For the human driver, the vehicle is not an object in a relational field, since he is inside it. The synth doesn’t see it that way. Herein is its most radical potential: the invention of a relationality that retools the structural terms of the social. 

Stopover 

To get inside the vehicle is not to enter an enclosure, but to access an integrated materiality and invest in the nature of the ability it enables. Its sensory exchanges, integrations, and exertions of force are irreducible to presumed confines of form and sentience. Even the simplest operational tasks involve sensory, deliberative, and effective activity of considerable range at levels below and beyond the conscious threshold. Interventions in the paths from cognitive deliberation to physical expression are erotic invitations more than they are hostile acts. They are only adverse by default when thought and action are regarded as essentially human, consolidated in terms of properties that the body alone is seen to control—the agency it would possess is now under siege, the body swept from its ground footing and the command of its attributes pried away, along with the sense of authority that this supports.

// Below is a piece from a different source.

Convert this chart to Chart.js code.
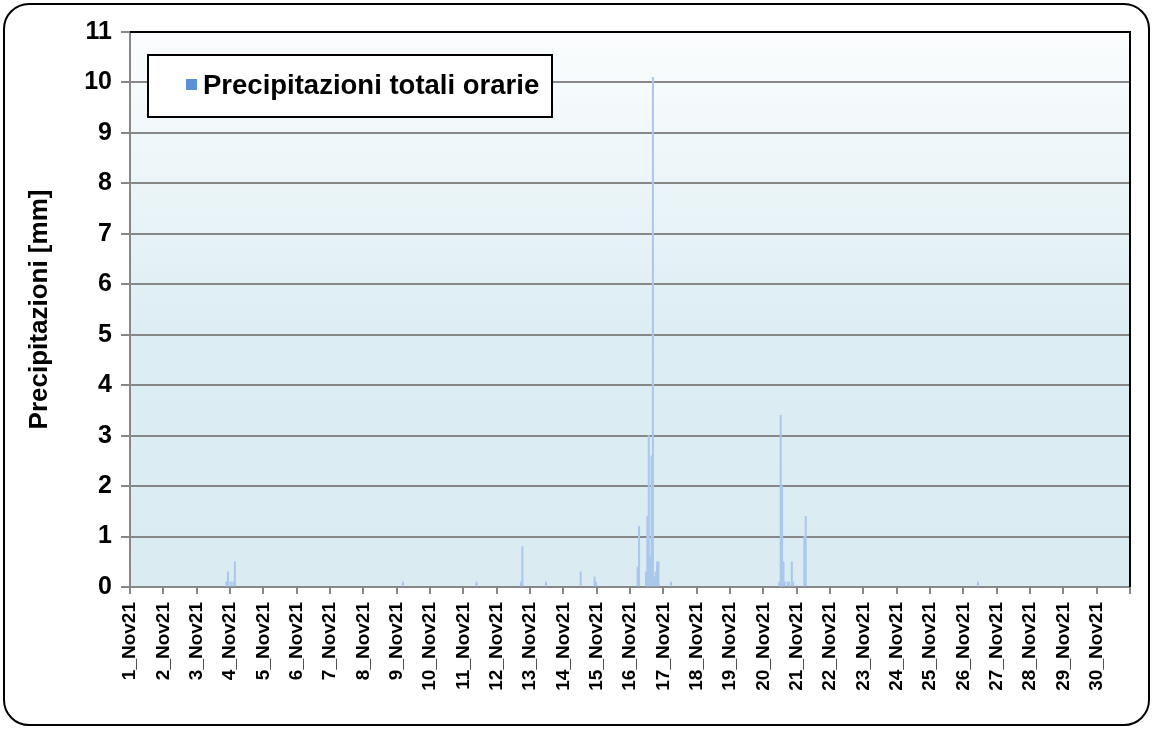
<!DOCTYPE html>
<html>
<head>
<meta charset="utf-8">
<title>Precipitazioni totali orarie - Novembre 2021</title>
<script src="https://cdn.jsdelivr.net/npm/chart.js@4.4.1/dist/chart.umd.min.js"></script>
<style>
  html, body { margin: 0; padding: 0; background: #fff; }
  #frame {
    position: absolute; left: 3px; top: 3px;
    width: 1143px; height: 719px;
    border: 2px solid #000; border-radius: 26px;
  }
  #wrap { position: absolute; left: 0; top: 0; width: 1153px; height: 729px; }
</style>
</head>
<body>
<div id="frame"></div>
<div id="wrap"><canvas id="rainChart" width="1153" height="729"></canvas></div>
<script>
// giorni del mese (etichette asse x, una ogni 24 ore)
const dayLabels = [
  "1_Nov21", "2_Nov21", "3_Nov21", "4_Nov21", "5_Nov21", "6_Nov21",
  "7_Nov21", "8_Nov21", "9_Nov21", "10_Nov21", "11_Nov21", "12_Nov21",
  "13_Nov21", "14_Nov21", "15_Nov21", "16_Nov21", "17_Nov21", "18_Nov21",
  "19_Nov21", "20_Nov21", "21_Nov21", "22_Nov21", "23_Nov21", "24_Nov21",
  "25_Nov21", "26_Nov21", "27_Nov21", "28_Nov21", "29_Nov21", "30_Nov21"
]

// ore con pioggia: giorno, ora (0-23) e precipitazione in mm
const rainDay = [
  3, 3, 4, 4, 4,
  9, 11, 12, 12, 13, 14, 14, 14,
  16, 16, 16, 16, 16, 16, 16, 16, 16, 16, 16, 16,
  17,
  20, 20, 20, 20, 20, 20, 20, 20, 20,
  21, 21,
  26
]
const rainHour = [
  21, 22, 0, 2, 3,
  4, 9, 17, 18, 11, 12, 22, 23,
  5, 6, 11, 12, 13, 14, 15, 16, 17, 18, 19, 20,
  5,
  11, 12, 13, 14, 15, 17, 18, 20, 21,
  5, 6,
  10
]
const rainMm = [
  0.1, 0.3, 0.1, 0.1, 0.5,
  0.1, 0.1, 0.1, 0.8, 0.1, 0.3, 0.2, 0.1,
  0.4, 1.2, 0.3, 1.4, 3.0, 0.6, 2.6, 10.1, 0.2, 0.3, 0.5, 0.5,
  0.1,
  0.1, 3.4, 2.0, 0.5, 0.1, 0.1, 0.1, 0.5, 0.1,
  1.0, 1.4,
  0.1
]

const yTicks = [0, 1, 2, 3, 4, 5, 6, 7, 8, 9, 10, 11]
const seriesName = "Precipitazioni totali orarie"
const yTitle = "Precipitazioni [mm]"

const hoursInMonth = dayLabels.length * 24
const font = "'Liberation Sans', Arial, sans-serif"

let points = []
for (let i = 0; i < rainMm.length; i++) {
  // ogni barra al centro della sua ora
  points.push({ x: (rainDay[i] - 1) * 24 + rainHour[i] + 0.5, y: rainMm[i] })
}

// sfondo sfumato dell'area del grafico
const plotBackground = {
  id: "plotBackground",
  beforeDraw(chart) {
    const { ctx, chartArea: a } = chart
    const g = ctx.createLinearGradient(0, a.top, 0, a.bottom)
    g.addColorStop(0, "#fbfdfe")
    g.addColorStop(0.55, "#dcedf3")
    g.addColorStop(1, "#daecf2")
    ctx.save()
    ctx.fillStyle = g
    ctx.fillRect(a.left, a.top, a.right - a.left, a.bottom - a.top)
    ctx.restore()
  },
  afterDraw(chart) {
    // bordo nero in alto e a destra
    const { ctx, chartArea: a } = chart
    ctx.save()
    ctx.strokeStyle = "#000"
    ctx.lineWidth = 2
    ctx.beginPath()
    ctx.moveTo(a.left, a.top)
    ctx.lineTo(a.right, a.top)
    ctx.lineTo(a.right, a.bottom)
    ctx.stroke()
    ctx.restore()
  }
}

// legenda in riquadro bianco dentro l'area del grafico
const legendBox = {
  id: "legendBox",
  afterDraw(chart, args, opts) {
    const { ctx, chartArea: a } = chart
    const x = a.left + 18
    const y = a.top + 23
    const w = 404
    const h = 62
    ctx.save()
    ctx.fillStyle = "#fff"
    ctx.fillRect(x, y, w, h)
    ctx.strokeStyle = "#000"
    ctx.lineWidth = 2
    ctx.strokeRect(x, y, w, h)
    ctx.fillStyle = opts.swatch
    ctx.fillRect(x + 38, y + 24, 11, 11)
    ctx.fillStyle = "#000"
    ctx.font = "bold 27.5px " + font
    ctx.textBaseline = "middle"
    ctx.fillText(chart.data.datasets[0].label, x + 55, y + 31)
    ctx.restore()
  }
}

new Chart(document.getElementById("rainChart"), {
  type: "bar",
  data: {
    datasets: [
      {
        label: seriesName,
        data: points,
        backgroundColor: "#a9c8ec",
        borderWidth: 0,
        barPercentage: 1,
        categoryPercentage: 1,
      },
    ],
  },
  options: {
    responsive: false,
    animation: false,
    layout: { padding: { left: 0, top: 32, right: 23, bottom: 0 } },
    plugins: {
      legend: { display: false },
      tooltip: { enabled: false },
      legendBox: { swatch: "#5b8fd6" },
    },
    scales: {
      x: {
        type: "linear",
        min: 0,
        max: hoursInMonth,
        offset: false,
        z: 1,
        afterFit(scale) {
          scale.height = 142
          scale.paddingLeft = 0
          scale.paddingRight = 0
        },
        ticks: {
          stepSize: 24,
          autoSkip: false,
          minRotation: 90,
          maxRotation: 90,
          padding: 8,
          color: "#000",
          font: { family: font, size: 19, weight: "bold" },
          callback: (value) => dayLabels[value / 24] || "",
        },
        grid: { offset: false, drawOnChartArea: false, color: "#878787", lineWidth: 2, tickLength: 7 },
        border: { color: "#878787", width: 2 },
      },
      y: {
        min: yTicks[0],
        max: yTicks[yTicks.length - 1],
        z: 1,
        afterFit(scale) { scale.width = 130 },
        ticks: {
          stepSize: 1,
          padding: 9,
          color: "#000",
          font: { family: font, size: 25, weight: "bold" },
        },
        grid: { color: "#878787", lineWidth: 2, tickLength: 9 },
        border: { color: "#878787", width: 2 },
        title: {
          display: true,
          text: yTitle,
          color: "#000",
          padding: { top: 24, bottom: 0 },
          font: { family: font, size: 26, weight: "bold" },
        },
      },
    },
  },
  plugins: [plotBackground, legendBox],
})
</script>
</body>
</html>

The erotic invitation is not one that solicits narcissistic reinforcement—not one of identified forms and personages, however deviant or monstrous, that attract and challenge humans by reflecting their centrality. It is not based on a fundamental separation between interior and exterior, the body and its extensions in the world—interchangeable attachments that, controllable via the architectures of the user interface, augment human faculties but do not disrupt its place. There is no essential corporeity that remains extricable from the robotic, no essential mind that remains separate from the body-as-vehicle, no complex of functions that can simply be embodied in a facile equivalence to the human frame. The scalar domains of sensory, deliberative, and expressive activity, whose broad range and frequency cannot be contained corporeally or accommodated cognitively, are the zones the vehicle invites us, cooperatively, to enter.